Flat Files Are Best For...

Flat files remain the right choice when the data is simple, the volume is modest, and relationships between entities are not required. A configuration file that stores application settings is a legitimate flat file — each key-value pair is independent, no joins are needed, and the simplicity of the format makes it human-readable and easy to edit in any text editor. Log files that record timestamped events are another appropriate flat file use case: records are appended sequentially, no record references another, and the primary operation is bulk reading rather than selective querying.

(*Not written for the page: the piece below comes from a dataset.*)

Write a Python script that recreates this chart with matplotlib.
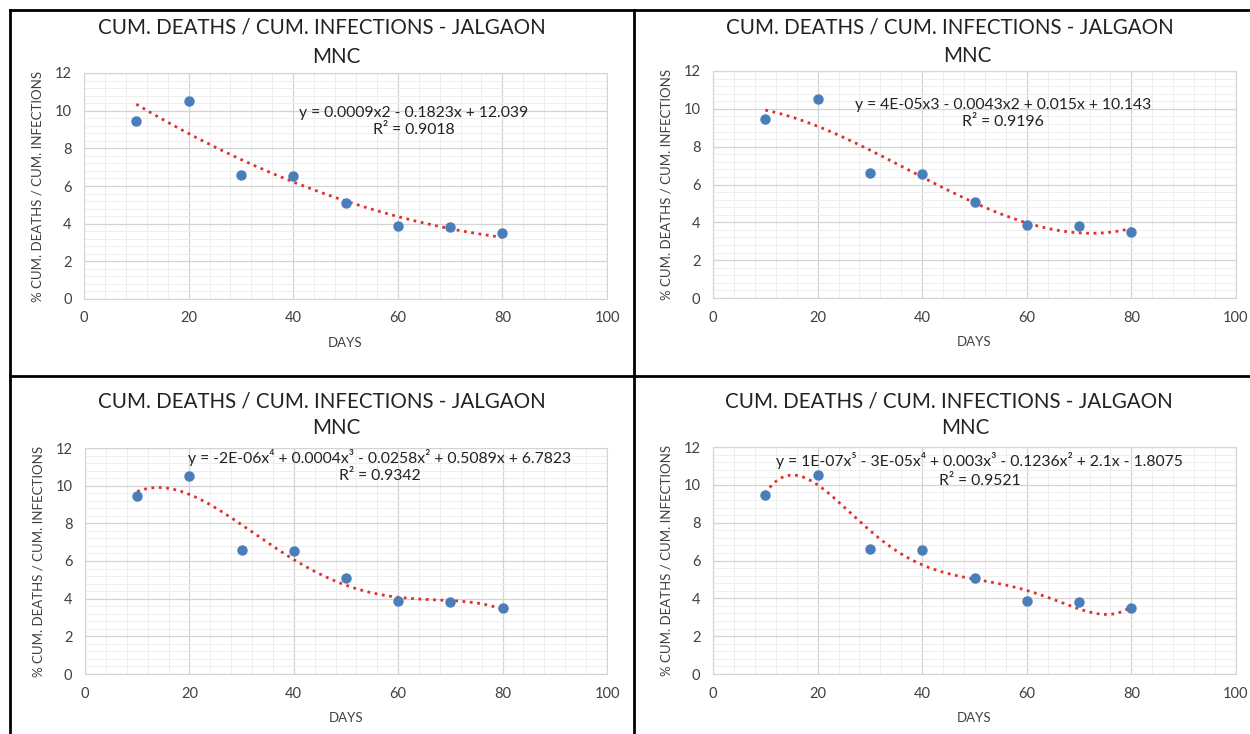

Data interchange is where flat files remain indispensable in 2026. When two systems need to exchange data — a relational database exporting to a reporting tool, a data pipeline moving records between cloud services, a machine learning training set being assembled from multiple sources — CSV, Parquet, and JSON-L are the standard interchange formats precisely because they require no specialized reader and no shared schema agreement beyond the column headers.

Relational Databases Are Best For...

Relational databases are the right choice whenever the data involves multiple entity types with relationships between them, whenever multiple users or applications need to access and modify the data concurrently, or whenever data integrity and consistency must be guaranteed rather than trusted to application code.

Any application that stores customers, orders, products, employees, invoices, schedules, or any other domain where one entity references another is a relational database application. The SQL you are learning in this course is the query language for these systems — the tool that lets you express what data you need and let the database engine retrieve it efficiently, correctly, and consistently, from a schema designed using the normalization principles this module has covered.